Vardy's ever-so-slight misplacement swung the contest to Arsenal's favour. The Gunners raced on the counter, capped by Santi Carzola's perfectly threaded through ball by two defenders that Theo Walcott ran onto before narrowly beating Kasper Schmeichel. The low shot inside the right post culminated that end-to-end equalising sequence and sparked Arsenal.

The frenetic pace - neither team sat back and defended - resulted in 19 of the combined 42 shots being placed on target. It also allowed Alexis Sanchez to run rampant, and with Mesut Ozil commanding the midfield, the industrious Chilean took full advantage by netting the next three goals.

"The first game we played against them at Leicester was a very open game and it is true that their strength is to be very quick in transition from defence to offence," Wenger said. "But we have to nullify their pace and attacking potential. We want to dominate the game, have the ball and be dangerous."

Leicester have since addressed those issues on defence, where Danny Simpson and Christian Fuchs have stabilised the back four since replacing Ritchie De Laet and Jeff Schlupp. For all of Vardy and Mahrez's goal-scoring exploits, the Foxes have conceded only two goals during their current seven-match (4-3-0) unbeaten run and 13 in 18 league matches since losing to Arsenal.

Similar to how he helped short-circuit Manchester City last weekend, midfielder N'Golo Kante could be the fulcrum in this match as he leads the charge to contain Ozil, the Premier League's top playmaker with 16 assists.

"The way we stop Mesut Ozil is as a team," Kante insisted. "I played against him in the first game and I saw then that he was a very good player, but we are a team against Arsenal and it's the whole team - not just Ozil."

Leicester's best will be needed to end an 18-match winless spell (0-6-12) against Arsenal in league play and record their first Premier League victory in 10 tries on the Gunners' ground. The Foxes have been outscored 25-5 in losing eight on the bounce at Arsenal.

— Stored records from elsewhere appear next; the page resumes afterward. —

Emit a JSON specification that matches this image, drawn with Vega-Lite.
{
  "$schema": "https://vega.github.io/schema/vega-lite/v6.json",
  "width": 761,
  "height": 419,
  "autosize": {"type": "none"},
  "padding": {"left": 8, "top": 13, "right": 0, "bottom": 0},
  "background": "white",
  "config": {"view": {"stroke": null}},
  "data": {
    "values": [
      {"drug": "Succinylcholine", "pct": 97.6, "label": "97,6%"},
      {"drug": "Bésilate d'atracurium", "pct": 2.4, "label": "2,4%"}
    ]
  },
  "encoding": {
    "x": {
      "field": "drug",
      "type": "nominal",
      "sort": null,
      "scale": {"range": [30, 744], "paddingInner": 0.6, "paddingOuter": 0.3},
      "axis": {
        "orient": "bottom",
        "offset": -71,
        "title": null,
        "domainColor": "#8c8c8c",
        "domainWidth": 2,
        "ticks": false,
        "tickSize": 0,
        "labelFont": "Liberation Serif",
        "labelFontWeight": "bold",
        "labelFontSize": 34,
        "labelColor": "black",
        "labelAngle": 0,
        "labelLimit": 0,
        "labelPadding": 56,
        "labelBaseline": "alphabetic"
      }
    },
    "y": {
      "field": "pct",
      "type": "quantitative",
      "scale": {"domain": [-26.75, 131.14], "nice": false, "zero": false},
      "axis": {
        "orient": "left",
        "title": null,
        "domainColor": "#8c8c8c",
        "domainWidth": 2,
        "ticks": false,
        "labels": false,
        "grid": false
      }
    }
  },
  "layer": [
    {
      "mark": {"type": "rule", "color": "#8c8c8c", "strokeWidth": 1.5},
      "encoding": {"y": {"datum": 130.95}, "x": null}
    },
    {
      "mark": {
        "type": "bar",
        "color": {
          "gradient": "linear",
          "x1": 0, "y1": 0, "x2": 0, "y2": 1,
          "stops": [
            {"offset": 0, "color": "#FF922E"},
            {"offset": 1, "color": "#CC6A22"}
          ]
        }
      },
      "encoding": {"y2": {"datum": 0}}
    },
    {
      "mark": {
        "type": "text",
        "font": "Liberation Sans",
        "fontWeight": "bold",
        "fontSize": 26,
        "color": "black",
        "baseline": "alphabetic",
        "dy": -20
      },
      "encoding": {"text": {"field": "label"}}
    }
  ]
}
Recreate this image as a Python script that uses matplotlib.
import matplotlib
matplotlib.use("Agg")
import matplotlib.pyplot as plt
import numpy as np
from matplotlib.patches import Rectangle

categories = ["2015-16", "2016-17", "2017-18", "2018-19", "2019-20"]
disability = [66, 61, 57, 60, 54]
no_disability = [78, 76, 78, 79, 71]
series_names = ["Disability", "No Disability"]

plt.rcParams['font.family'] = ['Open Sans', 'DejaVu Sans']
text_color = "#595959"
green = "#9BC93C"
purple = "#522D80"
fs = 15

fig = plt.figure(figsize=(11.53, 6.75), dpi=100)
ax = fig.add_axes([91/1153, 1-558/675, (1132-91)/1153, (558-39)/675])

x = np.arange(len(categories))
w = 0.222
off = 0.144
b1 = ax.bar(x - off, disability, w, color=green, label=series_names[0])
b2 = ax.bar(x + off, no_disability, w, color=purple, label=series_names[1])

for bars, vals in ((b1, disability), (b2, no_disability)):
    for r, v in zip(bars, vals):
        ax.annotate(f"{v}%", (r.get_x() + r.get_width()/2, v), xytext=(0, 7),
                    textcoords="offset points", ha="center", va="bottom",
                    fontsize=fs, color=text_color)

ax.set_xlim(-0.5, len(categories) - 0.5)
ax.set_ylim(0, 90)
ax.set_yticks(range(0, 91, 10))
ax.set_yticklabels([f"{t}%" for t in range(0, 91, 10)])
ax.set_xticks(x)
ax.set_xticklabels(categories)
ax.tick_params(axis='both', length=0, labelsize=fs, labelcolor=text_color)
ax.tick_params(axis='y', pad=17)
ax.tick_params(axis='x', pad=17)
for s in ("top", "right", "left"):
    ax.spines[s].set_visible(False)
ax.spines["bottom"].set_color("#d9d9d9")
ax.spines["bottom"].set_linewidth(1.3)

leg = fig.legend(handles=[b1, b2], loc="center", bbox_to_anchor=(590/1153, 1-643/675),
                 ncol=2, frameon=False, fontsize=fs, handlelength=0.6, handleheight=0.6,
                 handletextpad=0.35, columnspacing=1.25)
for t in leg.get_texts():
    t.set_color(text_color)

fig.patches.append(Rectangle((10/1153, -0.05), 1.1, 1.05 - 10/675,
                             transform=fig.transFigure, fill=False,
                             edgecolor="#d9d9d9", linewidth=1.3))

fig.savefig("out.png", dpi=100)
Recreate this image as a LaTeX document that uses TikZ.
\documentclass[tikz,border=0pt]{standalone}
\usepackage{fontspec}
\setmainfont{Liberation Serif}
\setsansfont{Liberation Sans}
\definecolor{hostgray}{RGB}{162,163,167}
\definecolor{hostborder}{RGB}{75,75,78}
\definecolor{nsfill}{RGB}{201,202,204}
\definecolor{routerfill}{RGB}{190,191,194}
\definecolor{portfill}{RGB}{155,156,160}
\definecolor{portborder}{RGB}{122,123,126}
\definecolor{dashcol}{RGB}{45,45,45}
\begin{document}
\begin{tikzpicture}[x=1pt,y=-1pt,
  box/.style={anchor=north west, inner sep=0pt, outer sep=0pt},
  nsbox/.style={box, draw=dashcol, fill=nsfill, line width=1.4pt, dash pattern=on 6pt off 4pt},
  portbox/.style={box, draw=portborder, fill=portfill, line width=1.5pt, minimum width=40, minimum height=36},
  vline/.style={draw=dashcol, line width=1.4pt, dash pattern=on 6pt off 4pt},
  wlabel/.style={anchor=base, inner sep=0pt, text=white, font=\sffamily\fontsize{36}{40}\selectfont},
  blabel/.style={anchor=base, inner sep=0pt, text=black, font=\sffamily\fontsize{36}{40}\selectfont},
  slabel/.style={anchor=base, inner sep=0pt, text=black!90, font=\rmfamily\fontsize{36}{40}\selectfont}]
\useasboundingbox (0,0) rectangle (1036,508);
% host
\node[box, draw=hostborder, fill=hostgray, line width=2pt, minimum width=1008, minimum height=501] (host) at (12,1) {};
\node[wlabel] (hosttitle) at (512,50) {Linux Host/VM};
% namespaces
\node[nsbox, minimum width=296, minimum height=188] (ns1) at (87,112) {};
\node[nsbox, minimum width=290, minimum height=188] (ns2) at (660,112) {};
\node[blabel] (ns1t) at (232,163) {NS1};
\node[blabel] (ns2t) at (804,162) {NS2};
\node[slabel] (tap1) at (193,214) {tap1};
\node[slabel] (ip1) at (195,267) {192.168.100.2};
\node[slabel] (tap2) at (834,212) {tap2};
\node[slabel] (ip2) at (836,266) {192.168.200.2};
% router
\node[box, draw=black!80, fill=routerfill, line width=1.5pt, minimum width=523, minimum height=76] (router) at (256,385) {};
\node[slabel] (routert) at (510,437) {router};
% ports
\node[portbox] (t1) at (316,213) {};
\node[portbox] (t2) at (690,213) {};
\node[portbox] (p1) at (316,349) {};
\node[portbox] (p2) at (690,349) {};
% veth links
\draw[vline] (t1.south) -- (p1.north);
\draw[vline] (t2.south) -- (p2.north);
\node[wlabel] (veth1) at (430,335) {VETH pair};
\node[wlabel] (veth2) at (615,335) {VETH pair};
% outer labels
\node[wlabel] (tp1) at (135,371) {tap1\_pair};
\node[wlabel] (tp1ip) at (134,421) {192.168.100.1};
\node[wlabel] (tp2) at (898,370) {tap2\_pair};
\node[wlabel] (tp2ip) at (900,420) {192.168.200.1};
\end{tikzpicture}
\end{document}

In the wake of last weekend's stunningly large fan walkout at Anfield that forced Liverpool's ownership group to reverse course on a proposed hike in ticket prices, Leicester's traveling supporters plan to not take their seats for the first five minutes in protest to this match being moved back a day at late notice to accommodate Sky Sports.

The protest is being backed by Arsenal's main supporters group.